By Dan Piepenbring
Say you’ve got to skip town in a hurry. Maybe you owe somebody a lot of money; maybe the mayor’s daughter is in love with you and you’re below her station; or maybe it’s 1870, the Franco-Prussian War is on, and you have to ditch Paris because it’s under fierce siege and you’re the minister of the interior. In any case, here’s what history advises:
Flee in a hot-air balloon.
Léon Gambetta did it on October 7, 1870. Worked like a charm.
Okay, Paris ultimately lost the war, so “worked like a charm” may be overstating things, but still—Gambetta lived, didn’t he? He did. He became a prominent statesman.
At the time of his spectacular escape, Paris had been shelled by the Germans and Napoleon’s empire had fallen; Gambetta helped to improvise a new government and advised running it from someplace other than the capital, given the city’s precarious condition. A delegation left for Tours to organize the resistance, but Gambetta himself had to be sure to elude capture by the Prussians.
The safest way, against all odds, was by balloon: couriers had been delivering the mail to Paris that way with great success. And so they smuggled him out on the sumptuously named (if not sumptuously appointed) Armand-Barbès, one of some sixty-six balloons. He made it to Tours intact and resumed his post with vigor.

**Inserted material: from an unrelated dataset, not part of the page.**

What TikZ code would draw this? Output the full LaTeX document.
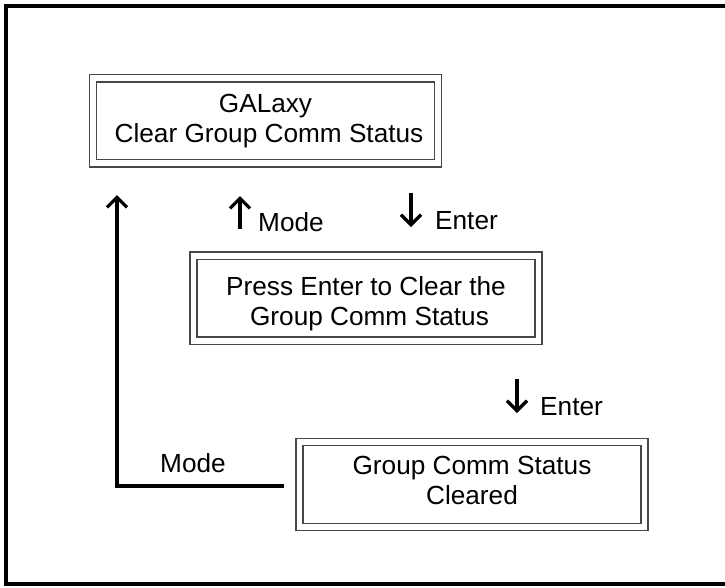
\documentclass[tikz,border=0pt]{standalone}
\usepackage{fontspec}
\setmainfont{Liberation Sans}
\usetikzlibrary{arrows.meta}
\begin{document}
\begin{tikzpicture}[x=1pt,y=-1pt,
  box/.style={draw=black!72, line width=1.4pt, double=white, double distance=5.8pt,
    minimum width=345pt, minimum height=85pt, inner sep=0pt, align=center,
    font=\fontsize{26.2}{30}\selectfont},
  lbl/.style={anchor=base west, inner sep=0pt, font=\fontsize{26.2}{30}\selectfont},
  arr/.style={line width=3.3pt, -{Straight Barb[length=10pt,width=20pt]}},
  frame/.style={line width=4pt}]
\useasboundingbox (0,0) rectangle (725,587);
% outer frame (right side lies outside the picture)
\draw[frame] (735,6) -- (6,6) -- (6,583.5) -- (735,583.5);
% boxes
\node[box] (a) at (265.5,120.75) {GALaxy\\\hspace*{7pt}Clear Group Comm Status};
\node[box] (b) at (366,298.25) {\rule{0pt}{29pt}Press Enter to Clear the\\\hspace*{7pt}Group Comm Status};
\node[box] (c) at (472,484.5) {Group Comm Status\\\rule[-8pt]{0pt}{8pt}Cleared};
% small arrows with labels
\coordinate (m1s) at (240,229);
\coordinate (m1e) at (240,196);
\coordinate (e1s) at (411,193);
\coordinate (e1e) at (411,227);
\coordinate (e2s) at (517,379);
\coordinate (e2e) at (517,413);
\draw[arr] (m1s) -- (m1e);
\draw[arr] (e1s) -- (e1e);
\draw[arr] (e2s) -- (e2e);
\node[lbl] (lm1) at (258,231.7) {Mode};
\node[lbl] (le1) at (435,229) {Enter};
\node[lbl] (le2) at (540,415) {Enter};
% mode return path
\coordinate (mtop) at (117,195);
\draw[arr] ([xshift=-14.5pt,yshift=-1.5pt]c.west) -| (mtop);
\node[lbl] (lm2) at (160,472) {Mode};
\end{tikzpicture}
\end{document}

After this comes the part where the French lose anyway, but let’s skip that and wonder instead how Gambetta felt up there, in transit. I mean, I’m sure he was terrified, at least partially—his capture would be the end of him—and yes, there must’ve been a good bit of patriotism coursing through the old veins, but I hope he took a deep breath and saw the bigger picture, saw himself wafting into the history books on a hot-air balloon, Prussians cursing the sky and stomping on their hats.
And how, once he’d reached safety, could he find it in himself to talk about anything else?
Hello, I would say by way of introduction for the rest of my life, It is I, the man who fled Paris by balloon. No, no, remain seated. Hold your applause.